Sur une période d’essai de six mois, un peu plus de 300 salariés sont passés à une semaine de quatre jours, sans impact salarial et avec le même nombre d’heures. Welcome To The Jungle a fait appel à un cabinet de conseils pour mesurer la performance de l’entreprise, ainsi qu’à une équipe de neuroscientifique pour mesurer l’impact sur le bien-être des employés. « Ce n’était pas scientifiquement prouvé, donc nous voulions montrer que ce n’était pas qu’une simple conviction personnelle. » Résultat ? « Aujourd’hui, 91 % des salariés estiment que la semaine de quatre jours à un impact très positif sur leur santé mentale, et presque les trois quarts déclarent que c’est un critère important s’ils devaient chercher un nouvel emploi », poursuit-il. Avec un même niveau de productivité qu’avant, plusieurs entreprises se sont rapprochées du groupe pour leur demander leurs retours d’expérience, et pour tester à leur tour la semaine de quatre jours.

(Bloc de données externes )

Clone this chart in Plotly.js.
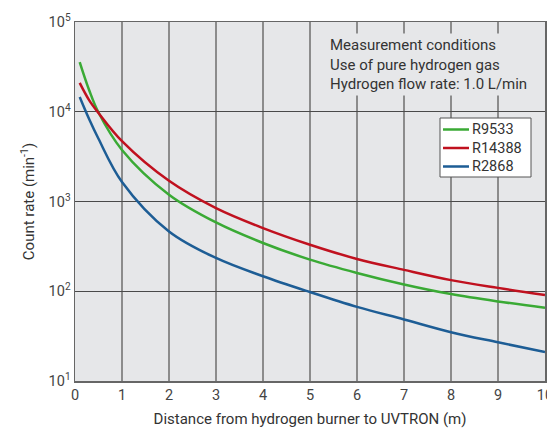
<!DOCTYPE html>
<html>
<head>
<meta charset="utf-8">
<script src="https://cdn.plot.ly/plotly-3.0.1.min.js"></script>
<style>html,body{margin:0;padding:0;background:#fff;}#chart{width:547px;height:430px;}</style>
</head>
<body>
<div id="chart"></div>
<script>
const distance = [0.1, 0.3, 0.5, 1, 2, 3, 4, 5, 6, 7, 8, 9, 10];
const r9533 = [35800, 17500, 9800, 3750, 1190, 584, 345, 225, 160, 119, 93, 77, 65.5];
const r14388 = [21000, 13500, 9700, 4700, 1700, 844, 506, 330, 229, 173, 133, 109, 91];
const r2868 = [14600, 8300, 5000, 1650, 464, 235, 147, 98, 67, 48.5, 35, 27, 21];
const seriesNames = ["R9533", "R14388", "R2868"];
const seriesColors = ["#3aaa35", "#c0111f", "#1d5d95"];
const yTickVals = [10, 100, 1000, 10000, 100000];
const yTickText = ["10<sup>1</sup>", "10<sup>2</sup>", "10<sup>3</sup>", "10<sup>4</sup>", "10<sup>5</sup>"];
const xTickVals = [0, 1, 2, 3, 4, 5, 6, 7, 8, 9, 10];
const noteLines = ["Measurement conditions", "Use of pure hydrogen gas", "Hydrogen flow rate: 1.0 L/min"];

const ys = [r9533, r14388, r2868];
const traces = ys.map((y, i) => ({
  x: distance, y: y, name: seriesNames[i], type: "scatter", mode: "lines",
  line: {color: seriesColors[i], width: 2.5, shape: "spline", smoothing: 1},
  showlegend: false
}));

// manual legend (box position in pixels converted to paper coords)
const L = 75, R = 545, T = 22, B = 381;
const px = v => (v - L) / (R - L);
const py = v => (B - v) / (B - T);
const legendRows = [129.5, 148, 166.5];
const shapes = [{
  type: "rect", xref: "paper", yref: "paper",
  x0: px(440), x1: px(531), y0: py(177), y1: py(118),
  fillcolor: "#ffffff", line: {color: "#555", width: 1}, layer: "above"
}];
const legendAnn = [];
seriesNames.forEach((n, i) => {
  shapes.push({type: "line", xref: "paper", yref: "paper",
    x0: px(443), x1: px(469), y0: py(legendRows[i]), y1: py(legendRows[i]),
    line: {color: seriesColors[i], width: 2.5}, layer: "above"});
  legendAnn.push({xref: "paper", yref: "paper", x: px(470), y: py(legendRows[i]),
    xanchor: "left", yanchor: "middle", text: n, showarrow: false,
    font: {size: 14.5, color: "#333"}});
});

const layout = {
  width: 547, height: 430,
  margin: {l: 75, r: 2, t: 22, b: 49},
  paper_bgcolor: "#ffffff",
  plot_bgcolor: "#e6e7e9",
  font: {family: "Roboto, 'Open Sans', sans-serif", size: 14, color: "#333"},
  showlegend: false,
  xaxis: {
    range: [0, 10], tickvals: xTickVals, ticks: "", ticklabeloverflow: "allow",
    showgrid: true, gridcolor: "#8c8c8c", gridwidth: 1.5,
    showline: true, linecolor: "#666", linewidth: 1.5, mirror: true,
    zeroline: false, tickfont: {size: 14.5, color: "#444"},
    title: {text: "Distance from hydrogen burner to UVTRON (m)", font: {size: 15, color: "#333"}, standoff: 10}
  },
  yaxis: {
    type: "log", range: [1, 5], tickvals: yTickVals, ticktext: yTickText, ticks: "",
    showgrid: true, gridcolor: "#4a4a4a", gridwidth: 1,
    showline: true, linecolor: "#666", linewidth: 1.5, mirror: true,
    zeroline: false, tickfont: {size: 14.5, color: "#444"},
    title: {text: "Count rate (min<sup>-1</sup>)", font: {size: 15, color: "#333"}, standoff: 10}
  },
  shapes: shapes,
  annotations: [{
    xref: "paper", yref: "paper", x: px(327), y: py(33), xanchor: "left", yanchor: "top",
    text: noteLines.join("<br>"), align: "left", showarrow: false,
    bgcolor: "#e6e7e9", borderpad: 2,
    font: {size: 15, color: "#333"}
  }].concat(legendAnn)
};

Plotly.newPlot("chart", traces, layout, {displayModeBar: false, staticPlot: true});
</script>
</body>
</html>
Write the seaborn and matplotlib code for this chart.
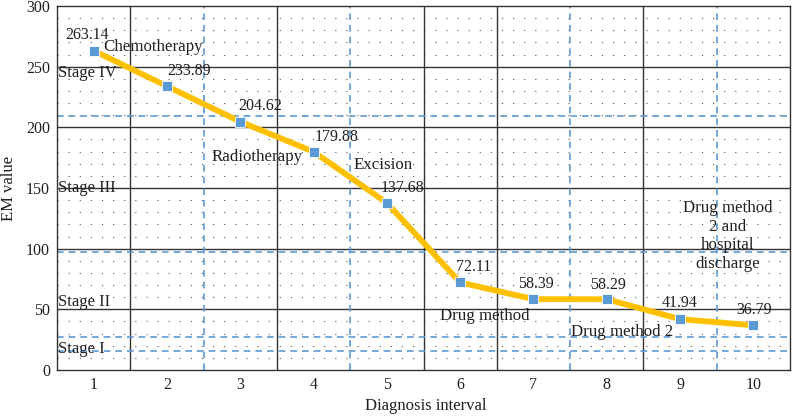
import pandas as pd
import matplotlib
matplotlib.use("Agg")
import matplotlib.pyplot as plt
import seaborn as sns

# Data
intervals = [1, 2, 3, 4, 5, 6, 7, 8, 9, 10]
em_values = [263.14, 233.89, 204.62, 179.88, 137.68, 72.11, 58.39, 58.29, 41.94, 36.79]

# value label offsets (points) relative to each marker
label_offsets = [(-5, 11), (16, 11), (14, 11), (16.5, 10.5), (11.5, 11),
                 (10, 11.5), (2, 11), (0.7, 10.5), (0, 11.5), (0.7, 11)]

stage_names = ["Stage IV", "Stage III", "Stage II", "Stage I"]
stage_y = [245, 149.6, 56, 17]
stage_lines = [209, 97.5, 27, 16]

treatments = ["Chemotherapy", "Radiotherapy", "Excision", "Drug method", "Drug method 2",
              "Drug method\n2 and\nhospital\ndischarge"]
treatment_x = [1.81, 3.23, 4.95, 6.33, 8.21, 9.65]
treatment_y = [266, 175.6, 168.6, 44.1, 31.7, 110.5]

df = pd.DataFrame({"Diagnosis interval": intervals, "EM value": em_values})

sns.set_style("white")
plt.rcParams["font.family"] = ["Liberation Serif", "DejaVu Serif"]
plt.rcParams["font.size"] = 11.5
txt_color = "#231f20"
blue = "#5b9bd5"
gold = "#ffc000"

fig = plt.figure(figsize=(7.92, 4.16), dpi=100)
ax = fig.add_axes([0.072, 0.1106, 0.9255, 0.875])

# minor dotted grid
for yv in range(10, 300, 10):
    if yv % 50:
        ax.axhline(yv, color="#555555", lw=0.8, ls=(0, (1, 9)), zorder=0)
for yv in [50, 100, 150, 200, 250]:
    ax.axhline(yv, color="#333333", lw=1.0, zorder=1)
for xv in [1.5, 2.5, 3.5, 4.5, 5.5, 6.5, 7.5, 8.5, 9.5]:
    if xv in (2.5, 4.5, 7.5, 9.5):
        ax.axvline(xv, color=blue, lw=1.2, ls=(0, (4, 3)), zorder=1)
    else:
        ax.axvline(xv, color="#333333", lw=1.0, zorder=1)
for yv in stage_lines:
    ax.axhline(yv, color=blue, lw=1.2, ls=(0, (4, 3)), zorder=1)

sns.lineplot(data=df, x="Diagnosis interval", y="EM value", ax=ax, color=gold,
             lw=4.2, marker="s", markersize=7.5, markerfacecolor=blue,
             markeredgecolor="white", markeredgewidth=0.6, zorder=3)

for x, y, off in zip(intervals, em_values, label_offsets):
    ax.annotate(f"{y:.2f}", (x, y), xytext=off, textcoords="offset points",
                ha="center", va="center", color=txt_color, fontsize=11.5, zorder=4)

for name, y in zip(stage_names, stage_y):
    ax.text(0.51, y, name, ha="left", va="center", color=txt_color, fontsize=12, zorder=4)

for name, x, y in zip(treatments, treatment_x, treatment_y):
    ax.text(x, y, name, ha="center", va="center", color=txt_color, fontsize=12.2,
            linespacing=1.2, zorder=4)

ax.set_xlim(0.5, 10.5)
ax.set_ylim(0, 300)
ax.set_xticks(intervals)
ax.set_yticks(range(0, 301, 50))
ax.tick_params(length=0, labelsize=11.5, colors=txt_color)
ax.tick_params(axis="x", pad=5)
ax.tick_params(axis="y", pad=5)
ax.set_xlabel("")
ax.set_ylabel("")
fig.text(426 / 792, 1 - 406 / 416, "Diagnosis interval", ha="center", va="center",
         fontsize=12, color=txt_color)
fig.text(9 / 792, 1 - 188 / 416, "EM value", ha="center", va="center", rotation=90,
         fontsize=12, color=txt_color)
for s in ax.spines.values():
    s.set_color("#333333")
    s.set_linewidth(1.0)

fig.savefig("out.png", dpi=100)
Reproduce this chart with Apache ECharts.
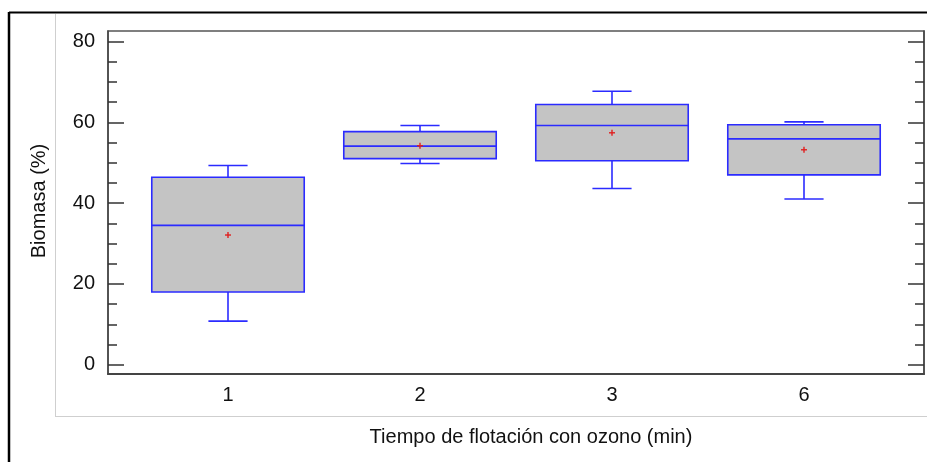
<!DOCTYPE html>
<html>
<head>
<meta charset="utf-8">
<script src="https://cdn.jsdelivr.net/npm/echarts@6/dist/echarts.min.js"></script>
<style>
  html, body { margin: 0; padding: 0; background: #fff; }
  #chart { width: 927px; height: 462px; }
</style>
</head>
<body>
<div id="chart"></div>
<script>
// Biomasa (%) por tiempo de flotación con ozono
const categories = ['1', '2', '3', '6'];
const whiskerLow  = [10.8, 49.8, 43.6, 41.0];
const quartile1   = [18.0, 51.0, 50.5, 47.0];
const medians     = [34.5, 54.1, 59.2, 55.9];
const quartile3   = [46.4, 57.7, 64.4, 59.4];
const whiskerHigh = [49.3, 59.2, 67.7, 60.1];
const means       = [32.1, 54.2, 57.4, 53.2];
const yTickLabels = [0, 20, 40, 60, 80];
const yMinorTicks = [0, 5, 10, 15, 20, 25, 30, 35, 40, 45, 50, 55, 60, 65, 70, 75, 80];

const boxData = categories.map((c, i) => [
  i, whiskerLow[i], quartile1[i], medians[i], quartile3[i], whiskerHigh[i], means[i]
]);

const FONT = '"Liberation Sans", Arial, sans-serif';
const BLUE = '#2b2bff';
const Y_MIN = -2.3, Y_MAX = 82.6;

function renderBox(params, api) {
  const x = api.value(0);
  const unit = api.size([1, 0])[0];
  const halfBox = unit * 0.397;
  const halfCap = unit * 0.102;
  const p = k => api.coord([x, api.value(k)]);
  const pMin = p(1), pQ1 = p(2), pMed = p(3), pQ3 = p(4), pMax = p(5), pMean = p(6);
  const cx = pMed[0];
  const line = { stroke: BLUE, lineWidth: 1.6 };
  return {
    type: 'group',
    children: [
      { type: 'rect', shape: { x: cx - halfBox, y: pQ3[1], width: halfBox * 2, height: pQ1[1] - pQ3[1] },
        style: { fill: '#c4c4c4', stroke: BLUE, lineWidth: 1.6 } },
      { type: 'line', shape: { x1: cx - halfBox, y1: pMed[1], x2: cx + halfBox, y2: pMed[1] }, style: line },
      { type: 'line', shape: { x1: cx, y1: pQ3[1], x2: cx, y2: pMax[1] }, style: line },
      { type: 'line', shape: { x1: cx, y1: pQ1[1], x2: cx, y2: pMin[1] }, style: line },
      { type: 'line', shape: { x1: cx - halfCap, y1: pMax[1], x2: cx + halfCap, y2: pMax[1] }, style: line },
      { type: 'line', shape: { x1: cx - halfCap, y1: pMin[1], x2: cx + halfCap, y2: pMin[1] }, style: line },
      { type: 'line', shape: { x1: cx - 3, y1: pMean[1], x2: cx + 3, y2: pMean[1] }, style: { stroke: '#e02020', lineWidth: 1.4 } },
      { type: 'line', shape: { x1: cx, y1: pMean[1] - 3, x2: cx, y2: pMean[1] + 3 }, style: { stroke: '#e02020', lineWidth: 1.4 } }
    ]
  };
}

const baseY = {
  type: 'value', min: Y_MIN, max: Y_MAX, splitLine: { show: false }
};

const option = {
  animation: false,
  backgroundColor: '#ffffff',
  grid: { left: 108, top: 31, right: 3, bottom: 88, show: true, borderColor: '#555', borderWidth: 1.5, backgroundColor: 'transparent' },
  xAxis: {
    type: 'value', min: -0.625, max: 3.625,
    splitLine: { show: false },
    axisLine: { show: true, onZero: false, lineStyle: { color: '#444', width: 2 } },
    axisTick: { show: false },
    axisLabel: {
      customValues: [0, 1, 2, 3],
      formatter: v => categories[Math.round(v)],
      color: '#111', fontSize: 20, fontFamily: FONT, margin: 11
    }
  },
  yAxis: [
    Object.assign({}, baseY, {
      position: 'left',
      axisLine: { show: true, onZero: false, lineStyle: { color: '#444', width: 1.5 } },
      axisTick: { show: true, inside: true, length: 16, customValues: yTickLabels, lineStyle: { color: '#333', width: 1.5 } },
      axisLabel: { customValues: yTickLabels, color: '#111', fontSize: 20, fontFamily: FONT, margin: 13 }
    }),
    Object.assign({}, baseY, {
      position: 'left',
      axisLine: { show: false, onZero: false },
      axisTick: { show: true, inside: true, length: 9, customValues: yMinorTicks, lineStyle: { color: '#333', width: 1.5 } },
      axisLabel: { show: false }
    }),
    Object.assign({}, baseY, {
      position: 'right',
      axisLine: { show: true, onZero: false, lineStyle: { color: '#444', width: 1.5 } },
      axisTick: { show: true, inside: true, length: 16, customValues: yTickLabels, lineStyle: { color: '#333', width: 1.5 } },
      axisLabel: { show: false }
    }),
    Object.assign({}, baseY, {
      position: 'right',
      axisLine: { show: false, onZero: false },
      axisTick: { show: true, inside: true, length: 9, customValues: yMinorTicks, lineStyle: { color: '#333', width: 1.5 } },
      axisLabel: { show: false }
    })
  ],
  graphic: [
    // outer frame
    { type: 'line', shape: { x1: 9, y1: 12.5, x2: 927, y2: 12.5 }, style: { stroke: '#000', lineWidth: 2 }, z: 100 },
    { type: 'line', shape: { x1: 9, y1: 12, x2: 9, y2: 462 }, style: { stroke: '#000', lineWidth: 2.5 }, z: 100 },
    // panel edges
    { type: 'line', shape: { x1: 55.5, y1: 14, x2: 55.5, y2: 416.5 }, style: { stroke: '#cfcfcf', lineWidth: 1 } },
    { type: 'line', shape: { x1: 55, y1: 416.5, x2: 927, y2: 416.5 }, style: { stroke: '#cfcfcf', lineWidth: 1 } },
    // axis titles
    { type: 'text', x: 531, y: 437, style: { text: 'Tiempo de flotación con ozono (min)', fill: '#111', font: '20px ' + FONT, textAlign: 'center', textVerticalAlign: 'middle' } },
    { type: 'text', x: 39, y: 201, rotation: Math.PI / 2, style: { text: 'Biomasa (%)', fill: '#111', font: '20px ' + FONT, textAlign: 'center', textVerticalAlign: 'middle' } }
  ],
  series: [{
    type: 'custom',
    xAxisIndex: 0,
    yAxisIndex: 0,
    renderItem: renderBox,
    encode: { x: 0, y: [1, 2, 3, 4, 5, 6] },
    data: boxData
  }]
};

const chart = echarts.init(document.getElementById('chart'), null, { renderer: 'canvas' });
chart.setOption(option);
</script>
</body>
</html>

En parallèle, l’agence Mozoo a elle aussi retravaillé son organisation pour parfaire au système. « Nous avons travaillé sur l’efficacité pour ne pas perdre en productivité, ni en rentabilité. Tout n’était pas parfait dès le départ, mais on a rajouté des outils, des méthodes de reporting, d’organisation pour les réunions, afin d’être plus productifs », déclare Mathieu Rostamkolaei. « L’entreprise est ouverte du lundi au vendredi, avec un suivi client tout au long de la semaine. Chacun de nous à un binôme, et on fait des roulements. Tout le monde doit venir au moins deux fois par semaine, plus un jour de télétravail. »
Le CEO de l’agence parisienne poursuit en insistant sur les avantages de la semaine de quatre jours. « Les salariés sont plus heureux, plus dynamiques. Ils sont moins malades, et il y a moins d’absentéisme. On a gagné quasiment 40 % d’efficacité par personne, par jour. » Il note également l’importance du facteur écologique : les collaborateurs se déplaçant moins, l’impact carbone se voit naturellement réduit, ainsi que les avantages sociétaux, notamment pour les parents qui ont des enfants. « Enfin, pour une agence comme Mozoo, une grosse partie des collaborateurs doivent être créatifs pour proposer la bonne solution au client. Et je me suis rendu compte qu’avec un jour de repos en plus, leur créativité s’exprime mieux. On gagne plus d’appels d’offres qu’avant », précise-t-il.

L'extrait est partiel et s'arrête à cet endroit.